Supplied information ->
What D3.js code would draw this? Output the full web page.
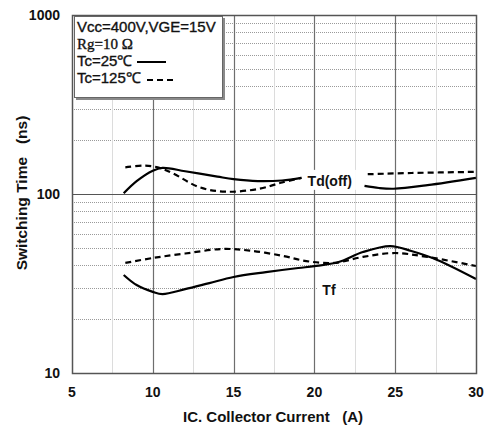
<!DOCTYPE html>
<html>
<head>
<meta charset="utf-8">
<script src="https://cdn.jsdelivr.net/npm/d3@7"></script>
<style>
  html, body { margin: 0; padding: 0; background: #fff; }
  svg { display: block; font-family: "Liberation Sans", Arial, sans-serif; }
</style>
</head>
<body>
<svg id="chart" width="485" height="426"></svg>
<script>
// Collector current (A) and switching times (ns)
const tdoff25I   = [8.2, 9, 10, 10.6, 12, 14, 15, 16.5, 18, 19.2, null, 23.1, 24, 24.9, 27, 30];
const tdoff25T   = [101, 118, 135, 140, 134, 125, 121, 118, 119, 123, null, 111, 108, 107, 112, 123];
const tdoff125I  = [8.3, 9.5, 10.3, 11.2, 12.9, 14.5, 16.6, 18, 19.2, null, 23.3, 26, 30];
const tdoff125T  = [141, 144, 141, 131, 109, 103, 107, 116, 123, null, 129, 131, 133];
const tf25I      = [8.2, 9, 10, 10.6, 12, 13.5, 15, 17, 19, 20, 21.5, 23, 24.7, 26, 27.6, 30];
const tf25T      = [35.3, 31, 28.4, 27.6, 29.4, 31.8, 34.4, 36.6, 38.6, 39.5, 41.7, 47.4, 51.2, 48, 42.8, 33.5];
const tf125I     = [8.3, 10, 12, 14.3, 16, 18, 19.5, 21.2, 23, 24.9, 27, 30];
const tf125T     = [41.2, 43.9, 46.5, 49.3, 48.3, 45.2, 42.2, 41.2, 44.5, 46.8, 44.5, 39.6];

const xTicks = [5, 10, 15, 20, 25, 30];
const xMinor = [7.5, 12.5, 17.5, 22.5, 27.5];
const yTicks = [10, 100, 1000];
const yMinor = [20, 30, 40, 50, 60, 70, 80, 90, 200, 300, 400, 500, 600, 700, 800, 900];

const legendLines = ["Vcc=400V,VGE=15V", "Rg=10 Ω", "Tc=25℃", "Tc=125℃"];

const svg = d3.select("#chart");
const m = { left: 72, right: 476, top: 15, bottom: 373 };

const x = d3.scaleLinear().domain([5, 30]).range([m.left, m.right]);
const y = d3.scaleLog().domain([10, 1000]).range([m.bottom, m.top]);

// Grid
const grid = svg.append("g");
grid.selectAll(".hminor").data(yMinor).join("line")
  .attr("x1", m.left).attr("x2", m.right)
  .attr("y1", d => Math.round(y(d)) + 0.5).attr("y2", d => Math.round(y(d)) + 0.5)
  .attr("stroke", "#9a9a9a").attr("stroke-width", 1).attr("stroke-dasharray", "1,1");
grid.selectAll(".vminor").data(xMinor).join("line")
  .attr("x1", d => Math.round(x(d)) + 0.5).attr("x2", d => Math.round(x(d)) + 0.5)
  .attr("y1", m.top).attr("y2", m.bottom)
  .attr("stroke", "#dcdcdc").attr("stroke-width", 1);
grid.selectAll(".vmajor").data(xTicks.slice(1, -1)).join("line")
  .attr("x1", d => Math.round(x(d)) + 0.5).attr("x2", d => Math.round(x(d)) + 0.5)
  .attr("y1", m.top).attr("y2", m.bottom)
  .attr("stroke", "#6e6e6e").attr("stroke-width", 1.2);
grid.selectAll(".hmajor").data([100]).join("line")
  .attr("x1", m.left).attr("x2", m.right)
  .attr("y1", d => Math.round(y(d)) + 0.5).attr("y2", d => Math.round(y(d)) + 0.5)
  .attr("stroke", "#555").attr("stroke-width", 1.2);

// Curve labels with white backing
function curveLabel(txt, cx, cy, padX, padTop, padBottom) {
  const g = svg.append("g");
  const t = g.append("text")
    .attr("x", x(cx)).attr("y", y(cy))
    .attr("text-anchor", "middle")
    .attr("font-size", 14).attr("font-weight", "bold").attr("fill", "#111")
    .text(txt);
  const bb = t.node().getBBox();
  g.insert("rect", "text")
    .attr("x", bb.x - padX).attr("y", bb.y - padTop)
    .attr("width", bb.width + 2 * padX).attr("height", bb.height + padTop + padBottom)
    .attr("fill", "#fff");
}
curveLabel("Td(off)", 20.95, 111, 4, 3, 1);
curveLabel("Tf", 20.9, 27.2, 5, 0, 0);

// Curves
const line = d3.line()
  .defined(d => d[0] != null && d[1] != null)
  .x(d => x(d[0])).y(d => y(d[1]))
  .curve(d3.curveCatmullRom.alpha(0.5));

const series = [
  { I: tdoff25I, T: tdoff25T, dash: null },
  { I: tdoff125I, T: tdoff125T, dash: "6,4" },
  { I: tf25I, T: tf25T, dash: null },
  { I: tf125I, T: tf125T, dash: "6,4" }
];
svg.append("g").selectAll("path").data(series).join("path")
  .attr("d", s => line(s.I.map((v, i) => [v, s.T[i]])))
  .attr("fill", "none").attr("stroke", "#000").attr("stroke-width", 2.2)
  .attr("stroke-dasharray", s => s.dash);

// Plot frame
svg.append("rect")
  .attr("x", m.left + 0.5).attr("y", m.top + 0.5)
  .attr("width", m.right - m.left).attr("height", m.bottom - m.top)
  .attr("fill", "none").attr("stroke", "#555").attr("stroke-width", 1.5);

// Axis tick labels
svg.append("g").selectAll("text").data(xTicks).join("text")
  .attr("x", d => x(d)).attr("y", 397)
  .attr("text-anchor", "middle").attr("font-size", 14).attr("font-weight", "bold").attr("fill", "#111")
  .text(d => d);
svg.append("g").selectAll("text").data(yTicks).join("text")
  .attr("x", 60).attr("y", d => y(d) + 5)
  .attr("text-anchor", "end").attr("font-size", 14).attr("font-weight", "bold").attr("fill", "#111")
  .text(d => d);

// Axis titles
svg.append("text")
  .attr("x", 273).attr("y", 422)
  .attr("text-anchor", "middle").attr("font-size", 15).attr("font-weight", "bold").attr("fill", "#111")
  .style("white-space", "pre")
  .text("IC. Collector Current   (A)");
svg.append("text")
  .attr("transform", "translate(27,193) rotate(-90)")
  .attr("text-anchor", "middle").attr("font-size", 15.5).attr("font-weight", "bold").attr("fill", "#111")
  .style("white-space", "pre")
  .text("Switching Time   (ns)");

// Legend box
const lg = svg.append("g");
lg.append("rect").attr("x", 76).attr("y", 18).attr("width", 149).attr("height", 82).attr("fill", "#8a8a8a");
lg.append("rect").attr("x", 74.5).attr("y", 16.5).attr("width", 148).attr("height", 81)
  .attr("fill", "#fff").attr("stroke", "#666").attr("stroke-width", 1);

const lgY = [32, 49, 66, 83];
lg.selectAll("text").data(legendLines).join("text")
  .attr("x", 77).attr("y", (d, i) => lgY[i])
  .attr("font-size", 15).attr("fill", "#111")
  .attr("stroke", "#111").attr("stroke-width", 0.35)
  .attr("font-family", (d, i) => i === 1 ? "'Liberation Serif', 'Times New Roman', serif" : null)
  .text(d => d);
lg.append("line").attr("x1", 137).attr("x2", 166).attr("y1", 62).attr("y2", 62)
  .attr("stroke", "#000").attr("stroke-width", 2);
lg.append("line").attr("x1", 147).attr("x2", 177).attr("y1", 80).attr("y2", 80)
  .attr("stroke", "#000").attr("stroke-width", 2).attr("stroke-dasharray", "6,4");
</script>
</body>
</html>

Exercise directions -> Skipping the pictures, transcribe each line above exactly as it appears.

Output for this exercise ->
What D3.js code would draw this? Output the full web page.
<!DOCTYPE html>
<html>
<head>
<meta charset="utf-8">
<script src="https://cdn.jsdelivr.net/npm/d3@7"></script>
<style>
  html, body { margin: 0; padding: 0; background: #fff; }
  svg { display: block; font-family: "Liberation Sans", Arial, sans-serif; }
</style>
</head>
<body>
<svg id="chart" width="485" height="426"></svg>
<script>
// Collector current (A) and switching times (ns)
const tdoff25I   = [8.2, 9, 10, 10.6, 12, 14, 15, 16.5, 18, 19.2, null, 23.1, 24, 24.9, 27, 30];
const tdoff25T   = [101, 118, 135, 140, 134, 125, 121, 118, 119, 123, null, 111, 108, 107, 112, 123];
const tdoff125I  = [8.3, 9.5, 10.3, 11.2, 12.9, 14.5, 16.6, 18, 19.2, null, 23.3, 26, 30];
const tdoff125T  = [141, 144, 141, 131, 109, 103, 107, 116, 123, null, 129, 131, 133];
const tf25I      = [8.2, 9, 10, 10.6, 12, 13.5, 15, 17, 19, 20, 21.5, 23, 24.7, 26, 27.6, 30];
const tf25T      = [35.3, 31, 28.4, 27.6, 29.4, 31.8, 34.4, 36.6, 38.6, 39.5, 41.7, 47.4, 51.2, 48, 42.8, 33.5];
const tf125I     = [8.3, 10, 12, 14.3, 16, 18, 19.5, 21.2, 23, 24.9, 27, 30];
const tf125T     = [41.2, 43.9, 46.5, 49.3, 48.3, 45.2, 42.2, 41.2, 44.5, 46.8, 44.5, 39.6];

const xTicks = [5, 10, 15, 20, 25, 30];
const xMinor = [7.5, 12.5, 17.5, 22.5, 27.5];
const yTicks = [10, 100, 1000];
const yMinor = [20, 30, 40, 50, 60, 70, 80, 90, 200, 300, 400, 500, 600, 700, 800, 900];

const legendLines = ["Vcc=400V,VGE=15V", "Rg=10 Ω", "Tc=25℃", "Tc=125℃"];

const svg = d3.select("#chart");
const m = { left: 72, right: 476, top: 15, bottom: 373 };

const x = d3.scaleLinear().domain([5, 30]).range([m.left, m.right]);
const y = d3.scaleLog().domain([10, 1000]).range([m.bottom, m.top]);

// Grid
const grid = svg.append("g");
grid.selectAll(".hminor").data(yMinor).join("line")
  .attr("x1", m.left).attr("x2", m.right)
  .attr("y1", d => Math.round(y(d)) + 0.5).attr("y2", d => Math.round(y(d)) + 0.5)
  .attr("stroke", "#9a9a9a").attr("stroke-width", 1).attr("stroke-dasharray", "1,1");
grid.selectAll(".vminor").data(xMinor).join("line")
  .attr("x1", d => Math.round(x(d)) + 0.5).attr("x2", d => Math.round(x(d)) + 0.5)
  .attr("y1", m.top).attr("y2", m.bottom)
  .attr("stroke", "#dcdcdc").attr("stroke-width", 1);
grid.selectAll(".vmajor").data(xTicks.slice(1, -1)).join("line")
  .attr("x1", d => Math.round(x(d)) + 0.5).attr("x2", d => Math.round(x(d)) + 0.5)
  .attr("y1", m.top).attr("y2", m.bottom)
  .attr("stroke", "#6e6e6e").attr("stroke-width", 1.2);
grid.selectAll(".hmajor").data([100]).join("line")
  .attr("x1", m.left).attr("x2", m.right)
  .attr("y1", d => Math.round(y(d)) + 0.5).attr("y2", d => Math.round(y(d)) + 0.5)
  .attr("stroke", "#555").attr("stroke-width", 1.2);

// Curve labels with white backing
function curveLabel(txt, cx, cy, padX, padTop, padBottom) {
  const g = svg.append("g");
  const t = g.append("text")
    .attr("x", x(cx)).attr("y", y(cy))
    .attr("text-anchor", "middle")
    .attr("font-size", 14).attr("font-weight", "bold").attr("fill", "#111")
    .text(txt);
  const bb = t.node().getBBox();
  g.insert("rect", "text")
    .attr("x", bb.x - padX).attr("y", bb.y - padTop)
    .attr("width", bb.width + 2 * padX).attr("height", bb.height + padTop + padBottom)
    .attr("fill", "#fff");
}
curveLabel("Td(off)", 20.95, 111, 4, 3, 1);
curveLabel("Tf", 20.9, 27.2, 5, 0, 0);

// Curves
const line = d3.line()
  .defined(d => d[0] != null && d[1] != null)
  .x(d => x(d[0])).y(d => y(d[1]))
  .curve(d3.curveCatmullRom.alpha(0.5));

const series = [
  { I: tdoff25I, T: tdoff25T, dash: null },
  { I: tdoff125I, T: tdoff125T, dash: "6,4" },
  { I: tf25I, T: tf25T, dash: null },
  { I: tf125I, T: tf125T, dash: "6,4" }
];
svg.append("g").selectAll("path").data(series).join("path")
  .attr("d", s => line(s.I.map((v, i) => [v, s.T[i]])))
  .attr("fill", "none").attr("stroke", "#000").attr("stroke-width", 2.2)
  .attr("stroke-dasharray", s => s.dash);

// Plot frame
svg.append("rect")
  .attr("x", m.left + 0.5).attr("y", m.top + 0.5)
  .attr("width", m.right - m.left).attr("height", m.bottom - m.top)
  .attr("fill", "none").attr("stroke", "#555").attr("stroke-width", 1.5);

// Axis tick labels
svg.append("g").selectAll("text").data(xTicks).join("text")
  .attr("x", d => x(d)).attr("y", 397)
  .attr("text-anchor", "middle").attr("font-size", 14).attr("font-weight", "bold").attr("fill", "#111")
  .text(d => d);
svg.append("g").selectAll("text").data(yTicks).join("text")
  .attr("x", 60).attr("y", d => y(d) + 5)
  .attr("text-anchor", "end").attr("font-size", 14).attr("font-weight", "bold").attr("fill", "#111")
  .text(d => d);

// Axis titles
svg.append("text")
  .attr("x", 273).attr("y", 422)
  .attr("text-anchor", "middle").attr("font-size", 15).attr("font-weight", "bold").attr("fill", "#111")
  .style("white-space", "pre")
  .text("IC. Collector Current   (A)");
svg.append("text")
  .attr("transform", "translate(27,193) rotate(-90)")
  .attr("text-anchor", "middle").attr("font-size", 15.5).attr("font-weight", "bold").attr("fill", "#111")
  .style("white-space", "pre")
  .text("Switching Time   (ns)");

// Legend box
const lg = svg.append("g");
lg.append("rect").attr("x", 76).attr("y", 18).attr("width", 149).attr("height", 82).attr("fill", "#8a8a8a");
lg.append("rect").attr("x", 74.5).attr("y", 16.5).attr("width", 148).attr("height", 81)
  .attr("fill", "#fff").attr("stroke", "#666").attr("stroke-width", 1);

const lgY = [32, 49, 66, 83];
lg.selectAll("text").data(legendLines).join("text")
  .attr("x", 77).attr("y", (d, i) => lgY[i])
  .attr("font-size", 15).attr("fill", "#111")
  .attr("stroke", "#111").attr("stroke-width", 0.35)
  .attr("font-family", (d, i) => i === 1 ? "'Liberation Serif', 'Times New Roman', serif" : null)
  .text(d => d);
lg.append("line").attr("x1", 137).attr("x2", 166).attr("y1", 62).attr("y2", 62)
  .attr("stroke", "#000").attr("stroke-width", 2);
lg.append("line").attr("x1", 147).attr("x2", 177).attr("y1", 80).attr("y2", 80)
  .attr("stroke", "#000").attr("stroke-width", 2).attr("stroke-dasharray", "6,4");
</script>
</body>
</html>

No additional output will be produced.